En 2020, le groupe de la Dr Olson-Kennedy a décrit le profil psychologique initial des enfants participant à l’étude américaine sur les bloqueurs de puberté, dont l’âge moyen était de 11 ans. Avant de recevoir les médicaments, environ un quart du groupe a signalé des symptômes de dépression et une anxiété importante, et un quart a déclaré avoir déjà eu des pensées suicidaires.

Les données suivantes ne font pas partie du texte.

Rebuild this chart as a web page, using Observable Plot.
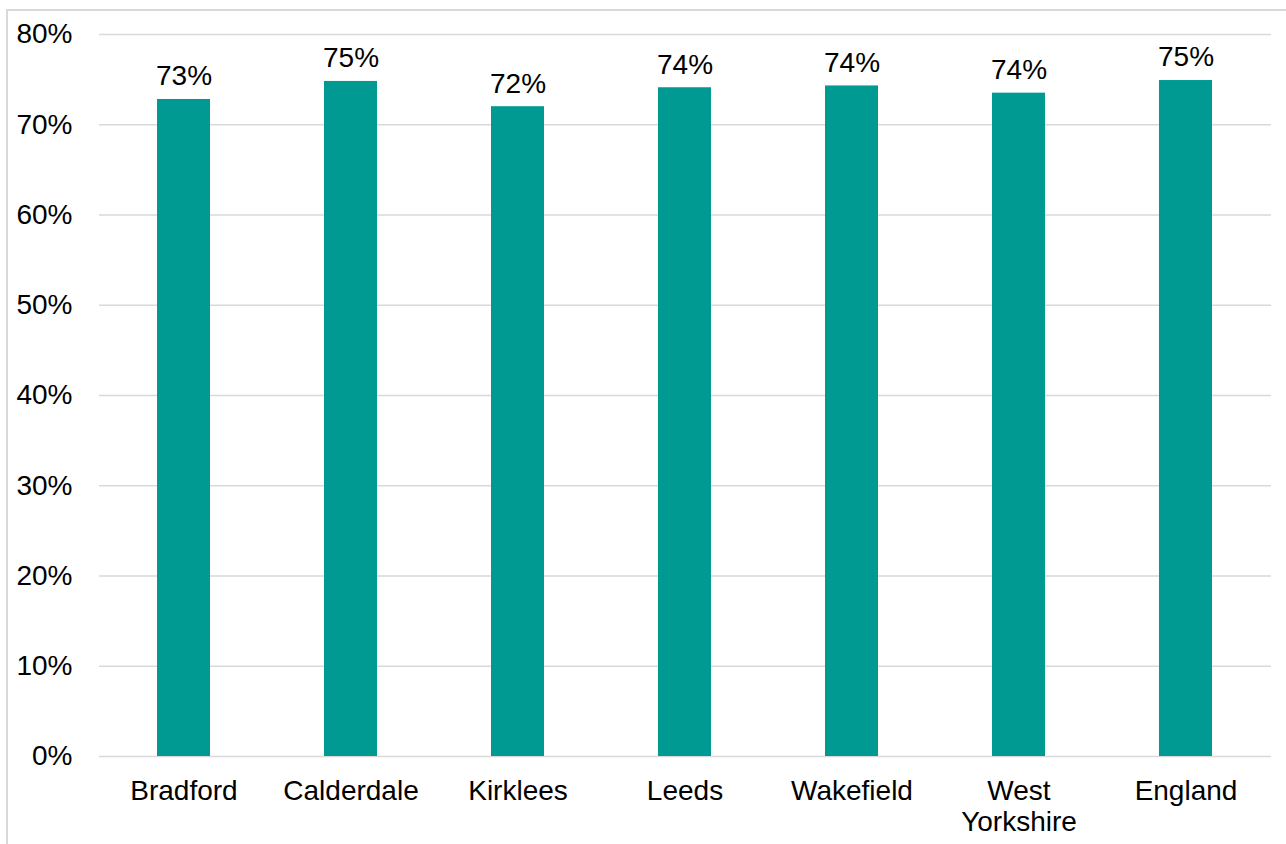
<!DOCTYPE html>
<html>
<head>
<meta charset="utf-8">
<script src="https://cdn.jsdelivr.net/npm/d3@7"></script>
<script src="https://cdn.jsdelivr.net/npm/@observablehq/plot@0.6"></script>
<style>
  html, body { margin: 0; padding: 0; background: #fff; }
  #wrap { position: relative; width: 1286px; height: 844px; overflow: hidden; }
  #frame { position: absolute; left: 6px; top: 9px; width: 1300px; height: 900px;
           border-left: 2px solid #d9d9d9; border-top: 2px solid #d9d9d9; box-sizing: border-box; }
  #chart { position: absolute; left: 0; top: 0; }
  svg { font-family: "Liberation Sans", Arial, sans-serif; }
</style>
</head>
<body>
<div id="wrap"><div id="frame"></div><div id="chart"></div></div>
<script>
const categories = ["Bradford", "Calderdale", "Kirklees", "Leeds", "Wakefield", "West Yorkshire", "England"];
const axisLabels = ["Bradford", "Calderdale", "Kirklees", "Leeds", "Wakefield", "West\nYorkshire", "England"];
const values = [0.728, 0.748, 0.720, 0.741, 0.743, 0.735, 0.749];
const labels = ["73%", "75%", "72%", "74%", "74%", "74%", "75%"];
const yTicks = [0, 0.1, 0.2, 0.3, 0.4, 0.5, 0.6, 0.7, 0.8];

const data = categories.map((c, i) => ({category: c, value: values[i], label: labels[i]}));
const labelMap = new Map(categories.map((c, i) => [c, axisLabels[i]]));

const chart = Plot.plot({
  width: 1286,
  height: 844,
  marginLeft: 99,
  marginRight: 15,
  marginTop: 34,
  marginBottom: 88,
  style: {fontFamily: "'Liberation Sans', Arial, sans-serif", fontSize: "28px", color: "#000", background: "transparent"},
  x: {domain: categories, paddingInner: 0.68, paddingOuter: 0.34, label: null},
  y: {domain: [0, 0.8], label: null},
  marks: [
    Plot.gridY(yTicks, {stroke: "#d9d9d9", strokeOpacity: 1, strokeWidth: 1.5}),
    Plot.barY(data, {x: "category", y: "value", fill: "#009a93"}),
    Plot.text(data, {x: "category", y: "value", text: "label", dy: -23, fontSize: 28, fill: "#000"}),
    Plot.axisY(yTicks, {tickFormat: d => Math.round(d * 100) + "%", tickSize: 0, tickPadding: 27, fontSize: 28, fill: "#000"}),
    Plot.axisX({tickSize: 0, tickPadding: 21, fontSize: 28, fill: "#000", lineHeight: 1.12, tickFormat: d => labelMap.get(d)})
  ]
});
document.getElementById("chart").appendChild(chart);
</script>
</body>
</html>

Huit pour cent ont déclaré avoir déjà tenté de se suicider.
Dans un rapport d’étape soumis au N.I.H. à l’époque, le Dr Olson-Kennedy a présenté son hypothèse sur l’évolution des enfants après deux ans de traitement par des bloqueurs de puberté : ils présenteraient « une diminution des symptômes de dépression, d’anxiété, de traumatisme, d’automutilation et de suicidalité, ainsi qu’une augmentation de l’estime corporelle et de la qualité de vie au fil du temps ».
Cette hypothèse ne semble pas s’être vérifiée.
Lorsqu’on lui a demandé, dans des courriels de suivi, de préciser comment les enfants pouvaient avoir une bonne santé mentale initiale alors que ses résultats préliminaires montraient qu’un quart d’entre eux étaient en difficulté, le Dr Olson-Kennedy a répondu que, dans l’interview, elle se référait à des moyennes de données et qu’elle était encore en train d’analyser l’ensemble des données.
Le Dr Hilary Cass, pédiatre qui a publié cette année une étude approfondie des services d’aide aux jeunes en Angleterre, a déclaré que les retards pris par les groupes de recherche américains et britanniques avaient conduit le public à croire que les bloqueurs de puberté amélioraient la santé mentale, alors que peu d’éléments venaient étayer cette conclusion.
« Il est très important que nous obtenions des résultats afin de comprendre si c’est utile ou non, et pour qui », a déclaré le Dr Cass.
Dans son rapport, le Dr Cass a constaté que les preuves en faveur des bloqueurs de la puberté étaient faibles et a relevé certains risques, notamment des retards dans la croissance osseuse et une perte de fertilité chez certains patients. Il a incité le National Health Service anglais à cesser de prescrire ces médicaments en dehors d’un nouvel essai clinique, à la suite de retraits similaires dans plusieurs autres pays européens.